Staying at the National Historical Site Camp 4 is on a first come, first serve basis. At the crack of dawn a line forms in front of the booth with upstanding citizens waiting to get a shared campsite. Other climbers just drag in their crashpads after dark and sleep behind your bearbox. Rangers have devised a complex system of rules to make certain that upstanding citizen also have the opportunity to violate any number of regulations at all times. This helps upstanding citizens to feel unconvential and part of the community. These upstanding citizens have already trained their Swedish camp buddies not to pee within earshot of their tent and have discovered where to take free showers.
Every nation has sent a delegation of crack climbers. The Japanese team with their tipi-shaped tent not only sleep in style but also demonstrate superior cooking skills.
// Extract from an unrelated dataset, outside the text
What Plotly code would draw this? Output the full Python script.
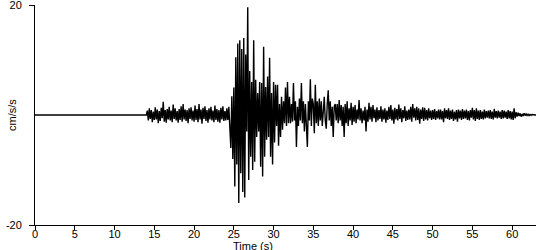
import numpy as np
import plotly.graph_objects as go

# ---- data ----
quiet_times = [0.0, 14.0]          # pre-event: trace lies flat on zero
quiet_values = [0.0, 0.0]

record_start = 14.125               # first sample after onset (s)
sample_interval = 0.125             # s between samples

# acceleration, cm/s/s, 8 samples per second, one row per second
accel = [
    # 14
    0.8, -1.0, 1.2, -0.7, 0.9, -1.3, 0.6,
    # 15
    -0.9, 1.4, -0.8, 1.0, -1.5, 0.7, -1.1, 1.3,
    # 16
    -0.6, 2.4, -1.2, 0.9, -1.4, 1.1, -0.8, 1.5,
    # 17
    -1.0, 0.8, -1.3, 1.9, -0.7, 1.2, -1.0, 0.7,
    # 18
    -1.4, 1.1, -0.9, 1.6, -1.2, 2.0, -0.8, 1.0,
    # 19
    -1.1, 0.9, -1.5, 1.2, -0.7, 1.4, -1.0, 0.8,
    # 20
    -1.2, 1.7, -0.9, 1.1, -1.3, 2.0, -0.8, 1.0,
    # 21
    -1.6, 1.3, -0.7, 1.6, -1.1, 0.9, -1.4, 1.2,
    # 22
    -0.8, 1.5, -1.0, 0.8, -1.3, 1.7, -0.9, 1.1,
    # 23
    -1.2, 0.9, -1.4, 1.3, -0.8, 1.6, -1.1, 0.7,
    # 24
    -1.0, 1.2, -0.9, 1.5, -1.3, -6.0, 3.4, -8.0,
    # 25
    5.0, -13.0, 10.5, -9.0, 13.0, -16.0, 13.6, -10.6,
    # 26
    12.0, -14.0, 14.0, -15.0, 11.0, -3.0, 19.6, -11.8,
    # 27
    8.0, -7.6, 6.0, -10.0, 13.6, -8.5, 6.4, -4.0,
    # 28
    4.0, -3.0, 6.0, -9.4, 5.8, -11.2, 12.4, -7.6,
    # 29
    5.1, -4.5, 7.0, -4.0, 10.4, -7.6, 4.0, -9.0,
    # 30
    6.0, -5.0, 5.5, -2.0, 5.5, -5.6, 2.0, -4.0,
    # 31
    3.3, -2.7, 2.5, -1.5, 5.0, -2.0, 6.0, -1.5,
    # 32
    3.3, -1.5, 2.0, -1.2, 5.8, -1.0, 2.5, -5.8,
    # 33
    1.5, -2.0, 3.0, -1.0, 5.8, -1.5, 2.5, -3.0,
    # 34
    2.0, -1.5, -5.8, 2.5, -1.0, 6.5, -2.0, 3.0,
    # 35
    2.0, -3.3, 5.5, -1.5, 2.5, -2.0, 3.0, -1.0,
    # 36
    2.5, -2.0, 1.5, 3.3, -1.0, -2.5, 2.0, 4.5,
    # 37
    -1.0, 2.5, -2.0, 1.5, -4.0, 1.5, 2.0, -1.0,
    # 38
    2.0, -1.5, 2.7, -1.0, 1.8, -2.0, 1.5, -4.0,
    # 39
    2.0, -1.5, 2.5, -2.0, 1.2, -1.0, 2.2, -1.8,
    # 40
    1.5, -1.2, 1.8, -1.5, 1.0, -0.8, 2.7, -1.0,
    # 41
    1.2, -1.5, 0.8, -1.0, 1.5, -3.0, 1.0, -1.2,
    # 42
    2.2, -0.8, 1.5, -1.2, 1.8, -0.6, 1.0, -1.3,
    # 43
    1.4, -1.0, 0.9, -0.7, 1.6, -1.2, 1.0, -0.8,
    # 44
    1.2, -1.4, 0.8, -0.9, 1.5, -0.7, 1.8, -1.0,
    # 45
    1.0, -1.6, 1.3, -0.8, 1.1, -1.0, 1.9, -0.7,
    # 46
    1.2, -1.3, 0.9, -0.6, 1.6, -1.1, 0.8, -0.9,
    # 47
    1.0, -0.8, 1.5, -1.2, 2.0, -0.5, 1.2, -1.0,
    # 48
    1.5, -0.9, 1.2, -1.6, 1.0, -0.7, 1.4, -1.1,
    # 49
    1.3, -0.8, 0.9, -1.0, 1.2, -0.6, 0.8, -0.9,
    # 50
    0.9, -0.7, 1.1, -0.9, 0.7, -0.6, 1.0, -0.8,
    # 51
    1.0, -0.8, 0.7, -1.3, 1.2, -0.6, 0.9, -0.7,
    # 52
    1.2, -0.9, 0.8, -0.7, 1.0, -1.1, 0.6, -0.8,
    # 53
    0.9, -1.2, 1.0, -0.6, 0.8, -0.9, 1.1, -0.7,
    # 54
    0.8, -0.6, 1.0, -0.9, 0.7, -1.0, 0.9, -0.5,
    # 55
    1.3, -0.8, 0.9, -1.1, 1.2, -0.7, 0.8, -0.9,
    # 56
    0.9, -0.7, 0.6, -0.8, 1.0, -0.6, 0.7, -0.5,
    # 57
    0.8, -0.6, 0.9, -0.7, 0.6, -0.8, 1.1, -0.5,
    # 58
    0.7, -0.6, 0.8, -0.5, 0.6, -0.7, 0.9, -0.6,
    # 59
    0.8, -0.5, 0.6, -0.7, 0.9, -0.6, 0.7, -0.8,
    # 60
    0.6, -0.9, 1.2, -0.6, 0.5, -0.3, 0.4, -0.2,
    # 61
    0.3, -0.3, 0.2, -0.2, 0.3, -0.1, 0.2, -0.1,
    # 62
    0.15, -0.1, 0.1, -0.05, 0.1, 0.0, 0.05, 0.0,
    # 63
    0.0,
]

x_ticks = [0, 5, 10, 15, 20, 25, 30, 35, 40, 45, 50, 55, 60]
y_ticks = [-20, 20]
x_title = "Time (s)"
y_title = "cm/s/s"

# ---- build ----
rec_times = record_start + sample_interval * np.arange(len(accel))
times = np.concatenate([quiet_times, rec_times])
values = np.concatenate([quiet_values, accel])

FONT = "Liberation Sans"

fig = go.Figure(
    go.Scatter(
        x=times,
        y=values,
        mode="lines",
        line=dict(color="black", width=1.4),
        hoverinfo="skip",
    )
)

fig.update_layout(
    width=550,
    height=250,
    margin=dict(l=35, r=14, t=5, b=25, autoexpand=False),
    paper_bgcolor="white",
    plot_bgcolor="white",
    showlegend=False,
    font=dict(family=FONT, size=11, color="black"),
)

fig.update_xaxes(
    range=[0, 63],
    tickvals=x_ticks,
    ticktext=[str(v) for v in x_ticks],
    showgrid=False,
    zeroline=False,
    showline=True,
    linecolor="black",
    linewidth=1,
    ticks="outside",
    ticklen=4,
    tickcolor="black",
    ticklabelstandoff=-5,
    ticklabeloverflow="allow",
    automargin=False,
    tickfont=dict(family=FONT, size=11, color="black"),
)
fig.update_yaxes(
    range=[-20, 20],
    tickvals=y_ticks,
    ticktext=[str(v) for v in y_ticks],
    showgrid=False,
    zeroline=False,
    showline=True,
    linecolor="black",
    linewidth=1,
    ticks="outside",
    ticklen=5,
    tickcolor="black",
    ticklabelstandoff=5,
    ticklabeloverflow="allow",
    automargin=False,
    tickfont=dict(family=FONT, size=11, color="black"),
)

fig.add_annotation(
    text=x_title, xref="paper", yref="paper", x=(231 - 35) / 501, y=0,
    yshift=-13, xanchor="left", yanchor="top", showarrow=False,
    font=dict(family=FONT, size=11, color="black"),
)
fig.add_annotation(
    text=y_title, xref="paper", yref="paper", x=0, y=0.5,
    xshift=-23, xanchor="center", yanchor="middle", textangle=-90,
    showarrow=False, font=dict(family=FONT, size=11, color="black"),
)

fig.write_html("out.html")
Dinner was more than eating, it was a celebration of milleniums of Samurai culture in the midst of dirtbag craggers chowing precooked meals straight out of the bag, Russian vodka slamdowns and Swedish burnt sausages with raw onions.
A nocturnal bear and deer patrol carefully cleans any food particles dropped by campers or left on the faces of those sleeping tentless on their crash pads.
Standing in line at the single sink for the two hundred official campers is a lesson in international relations. Do you bow and ask the elder to step in front of you, line up at all, grunt, exchange greetings or let the squirrels clean your pots?